Wednesday, January 21, 2015

Walking through the Bylanes of Memory

As the S9 bus started to grate its way through the pebbled road, the roar of its ancient engines deafened me. An unknowing smile lit up my face. Of course. How could I forget the 5 years of riding through noise to the university? It was the same bus, the new ones they had purchased 7 years ago. Even the passengers were the same. I recognised the conductor.

A shy lad looking to learn the ropes of a government job, he had first joined the service around 2007. I had noticed him instantly; he stood out, a quiet, humble voice amidst rowdy conductors. But today, as he went about the rows of passenger seats, his brazen attitude made me realise that he had after all, become a pro. He walked towards me, a little heavy-set (as are most Bengali men), wearing the same moustache and good-boy haircut (another Bengali specialty) I had first seen him sport almost 7 years ago.

'Ticket?' He asked, betraying no signs of recognising me.
I immediately handed him a 100-rupee note, being the first in a long line of passengers to do so. If you have been to Kolkata, you know how difficult it is to get a change for Rs.100 here. It occurred to me how easily I had asked for change of 500-rupee notes from auto rickshaw drivers in Gurgaon.

'Jadavpur, toh?' He looked at me, as I handed him the note. I looked up at him and smiled. He had after all, recognised me. I sat behind the driver's seat, watching the green plains of the Eastern Metropolitan Bypass give way to luxury high-rises. The metro plan that had been on hold since 2006. The traffic jam. Everything was the same. How was it, that the conductor was in the same post for over 7 years? Didn't he want anything more from life? How was he happy?

As the bus inched towards my university, he came back with the change. I had never spoken to him before.

'Bhalo achhen? (Are you well?)', I asked him as he handed me the change.

He looked at me, surprised. Generally, passengers aboard public buses only speak to conductors to either ask for some change or to halt the bus between stations.

Embarrassed, he smiled and mumbled a, 'Ei cholche (It's going alright)', and rushed to the bus door to reprimand the passengers who were trying to get off in the middle of a traffic jam.

I got off and walked through the smoky 8B bus stand and into the crowded lane filled with food stalls, mobile recharge shops and Xerox counters. The lanes where I had spent 5 valuable years of my life. Everything was the same, even the people. There had been no change in this part of town, except in the number of food items that had increased to include more delectable fares like momos and chicken pakodas.
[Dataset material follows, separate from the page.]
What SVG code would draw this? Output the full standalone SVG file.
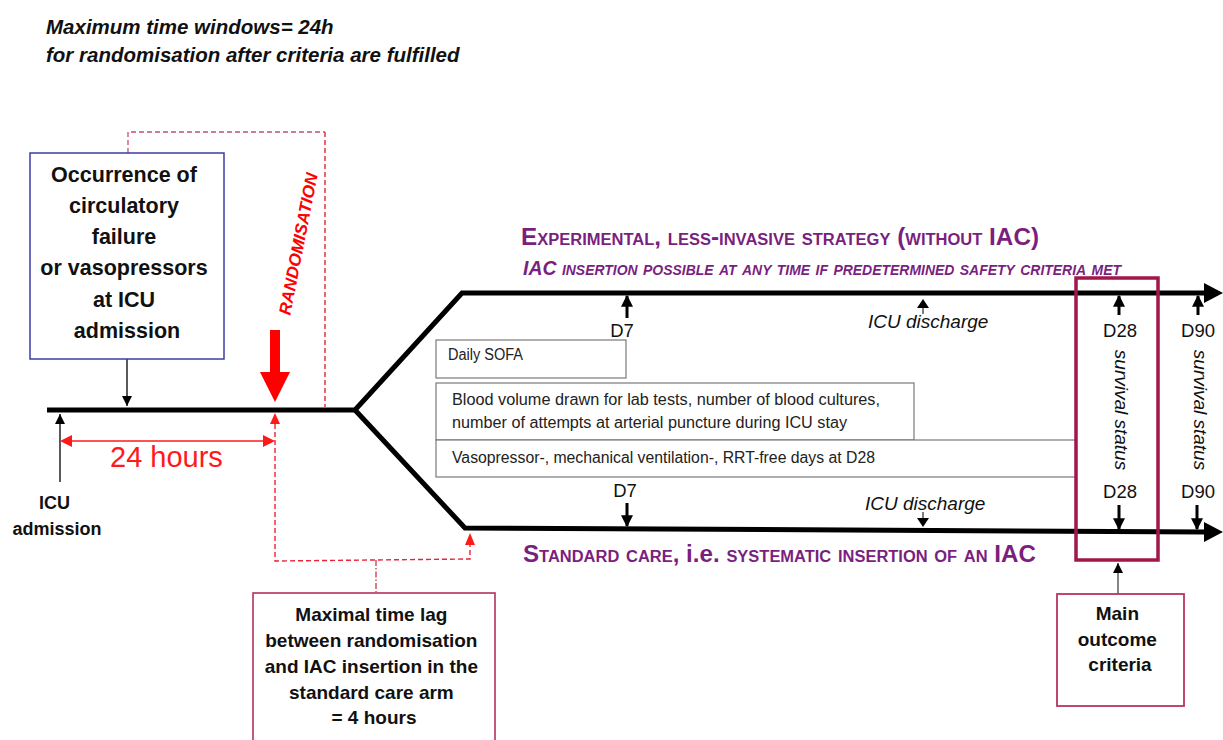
<svg xmlns="http://www.w3.org/2000/svg" width="1223" height="740" viewBox="0 0 1223 740">
<defs>
<style>
text{font-family:"Liberation Sans",Arial,sans-serif}
.hdr{font-size:20.5px;font-weight:bold;font-style:italic;fill:#111}
.bx{font-size:21.5px;font-weight:bold;fill:#111}
.bb{font-size:19px;font-weight:bold;fill:#111}
.sm{font-size:16px;fill:#222}
.dl{font-size:18.5px;fill:#111}
.it{font-size:19px;font-style:italic;fill:#111}
.pur{font-weight:bold;fill:#7b1f7f;font-variant:small-caps}
.tl{stroke:#000;stroke-width:5;fill:none;stroke-linejoin:miter}
.thin{stroke:#000;stroke-width:1.3;fill:none}
.da{stroke:#000;stroke-width:3;fill:none}
.gbox{fill:#fff;stroke:#7a7a7a;stroke-width:1.2}
.rdash{stroke:#e8233a;stroke-width:1.4;fill:none;stroke-dasharray:5,3}
</style>
<marker id="mk" viewBox="0 0 10 10" refX="10" refY="5" markerWidth="10" markerHeight="10" markerUnits="userSpaceOnUse" orient="auto"><path d="M0,0 L10,5 L0,10 z" fill="#000"/></marker>
<marker id="mkd" viewBox="0 0 10 10" refX="9" refY="5" markerWidth="12" markerHeight="12" markerUnits="userSpaceOnUse" orient="auto"><path d="M0,0 L10,5 L0,10 z" fill="#000"/></marker>
</defs>
<rect width="1223" height="740" fill="#fff"/>

<g id="header">
<text class="hdr" x="46" y="34">Maximum time windows= 24h</text>
<text class="hdr" x="46" y="62">for randomisation after criteria are fulfilled</text>
</g>

<g id="connectors">
<path class="tl" d="M47,410 L355,410 L462,293 L1207,293"/>
<path class="tl" d="M355,410 L465,528 L1207,532"/>
<polygon points="1223,293 1204,283 1204,303" fill="#000"/>
<polygon points="1223,532 1204,522 1204,542" fill="#000"/>
<line class="thin" x1="127" y1="359" x2="127" y2="406" marker-end="url(#mk)"/>
<line class="thin" x1="60" y1="482" x2="60" y2="414" marker-end="url(#mk)"/>
<path d="M128,153 L128,132 L325,132" fill="none" stroke="#c0506e" stroke-width="1.3" stroke-dasharray="5,3"/>
<path class="rdash" d="M325,132 L325,407"/>
<polygon points="270,330 280,330 280,372 290,372 275,402 260,372 270,372" fill="#ff0000"/>
<line x1="70" y1="441" x2="265" y2="441" stroke="#ff1a1a" stroke-width="1.6"/>
<polygon points="60,441 72,435 72,447" fill="#ff1a1a"/>
<polygon points="275,441 263,435 263,447" fill="#ff1a1a"/>
<path class="rdash" d="M275,424 L275,561 L470,559 L470,545"/>
<polygon points="275,413 270,424 280,424" fill="#ff1a1a"/>
<polygon points="470,533 465,545 475,545" fill="#ff1a1a"/>
<path d="M376,560 L376,593" fill="none" stroke="#d0405e" stroke-width="1.4" stroke-dasharray="6,2,1.5,2"/>
<line class="da" x1="627" y1="318" x2="627" y2="296" marker-end="url(#mkd)"/>
<line class="da" x1="1119" y1="315" x2="1119" y2="296" marker-end="url(#mkd)"/>
<line class="da" x1="1198" y1="315" x2="1198" y2="296" marker-end="url(#mkd)"/>
<line class="da" x1="627" y1="503" x2="627" y2="526" marker-end="url(#mkd)"/>
<line class="da" x1="1119" y1="505" x2="1119" y2="529" marker-end="url(#mkd)"/>
<line class="da" x1="1197" y1="505" x2="1197" y2="529" marker-end="url(#mkd)"/>
<polygon points="923,299 917,308 929,308" fill="#000"/>
<line x1="923" y1="308" x2="923" y2="314" stroke="#000" stroke-width="1"/>
<polygon points="923,527 917,518 929,518" fill="#000"/>
<line x1="923" y1="512" x2="923" y2="518" stroke="#000" stroke-width="1"/>
<line x1="1118" y1="594" x2="1118" y2="563" stroke="#444" stroke-width="1.3" marker-end="url(#mk)"/>
</g>

<g id="node-occurrence">
<rect x="30" y="153" width="194" height="206" fill="#fff" stroke="#3c3ca8" stroke-width="1.5"/>
<text class="bx" text-anchor="middle">
<tspan x="127" y="182">Occurrence of</tspan>
<tspan x="127" y="213">circulatory</tspan>
<tspan x="127" y="244">failure</tspan>
<tspan x="127" y="275">or vasopressors</tspan>
<tspan x="127" y="307">at ICU</tspan>
<tspan x="127" y="338">admission</tspan>
</text>
</g>

<g id="label-randomisation">
<text transform="translate(304,245) rotate(-79)" text-anchor="middle" font-size="17" font-weight="bold" font-style="italic" fill="#ff0000">RANDOMISATION</text>
</g>

<g id="label-24h">
<text x="110" y="467" font-size="29" fill="#ff1a1a">24 hours</text>
</g>

<g id="label-icu-admission">
<text text-anchor="middle" font-size="18" font-weight="bold" fill="#111">
<tspan x="57" y="509">ICU</tspan>
<tspan x="57" y="535">admission</tspan>
</text>
</g>

<g id="node-timelag">
<rect x="253" y="593" width="242" height="160" fill="#fff" stroke="#b3335b" stroke-width="1.6"/>
<text class="bb" text-anchor="middle">
<tspan x="374" y="621">Maximal time lag</tspan>
<tspan x="374" y="647">between randomisation</tspan>
<tspan x="374" y="673">and IAC insertion in the</tspan>
<tspan x="374" y="699">standard care arm</tspan>
<tspan x="374" y="724">= 4 hours</tspan>
</text>
</g>

<g id="label-experimental">
<text class="pur" x="521" y="245" font-size="23.5" textLength="518" lengthAdjust="spacingAndGlyphs">Experimental, less-invasive strategy (without IAC)</text>
<text class="pur" x="523" y="275" font-size="19.5" font-style="italic" textLength="598" lengthAdjust="spacingAndGlyphs">IAC insertion possible at any time if predetermined safety criteria met</text>
</g>

<g id="label-standard">
<text class="pur" x="523" y="562" font-size="23.5" textLength="513" lengthAdjust="spacingAndGlyphs">Standard care, <tspan style="font-variant:normal">i.e.</tspan> systematic insertion of an IAC</text>
</g>

<g id="node-daily-sofa">
<rect class="gbox" x="436" y="340" width="190" height="38"/>
<text class="sm" x="448" y="360" font-size="14.5" textLength="75" lengthAdjust="spacingAndGlyphs">Daily SOFA</text>
</g>

<g id="node-blood">
<rect class="gbox" x="436" y="383" width="478" height="57"/>
<text class="sm" x="452" y="405" textLength="428" lengthAdjust="spacingAndGlyphs">Blood volume drawn for lab tests, number of blood cultures,</text>
<text class="sm" x="452" y="428" textLength="395" lengthAdjust="spacingAndGlyphs">number of attempts at arterial puncture during ICU stay</text>
</g>

<g id="node-vaso">
<rect class="gbox" x="436" y="440" width="640" height="37"/>
<text class="sm" x="452" y="463" textLength="423" lengthAdjust="spacingAndGlyphs">Vasopressor-, mechanical ventilation-, RRT-free days at D28</text>
</g>

<g id="labels-days">
<text class="dl" x="622" y="337" text-anchor="middle">D7</text>
<text class="dl" x="625" y="497" text-anchor="middle">D7</text>
<text class="it" x="868" y="328">ICU discharge</text>
<text class="it" x="865" y="510">ICU discharge</text>
<text class="dl" x="1120" y="337" text-anchor="middle">D28</text>
<text class="dl" x="1198" y="337" text-anchor="middle">D90</text>
<text class="dl" x="1120" y="498" text-anchor="middle">D28</text>
<text class="dl" x="1198" y="498" text-anchor="middle">D90</text>
<text transform="translate(1115,410) rotate(90)" text-anchor="middle" font-size="19" font-style="italic" fill="#111">survival status</text>
<text transform="translate(1194,410) rotate(90)" text-anchor="middle" font-size="19" font-style="italic" fill="#111">survival status</text>
</g>

<g id="node-outcome-frame">
<rect x="1076" y="278" width="82" height="282" fill="none" stroke="#a0174a" stroke-width="3.5"/>
</g>

<g id="node-main-outcome">
<rect x="1057" y="594" width="127" height="112" fill="#fff" stroke="#b8365e" stroke-width="1.8"/>
<text class="bb" text-anchor="middle">
<tspan x="1120" y="620">Main</tspan>
<tspan x="1120" y="646">outcome</tspan>
<tspan x="1120" y="671">criteria</tspan>
</text>
</g>
</svg>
As their heavenly smell hung in the air interspersed with smog, I inhaled deeply. Not everyone wanted to be part of a rat race. Perhaps, the biggest ambition some had was to come home to two square meals a day and a loving family. And that was okay.

I met my friend, and to my surprise, she hadn't changed at all. Still petite and crazy, she entertained me for hours. We chatted about life, our old classmates and the university. As I boarded the returning bus from 8B, who else should be there but the driver-conductor duo from the morning! Some things never change.

As the citylights kissed the dark Kolkata sky, I realised the biggest complaint one had against this city was also perhaps, its biggest strength. Kolkata didn't have ambition, they said. And that's okay. Perhaps, it was fine just the way it was.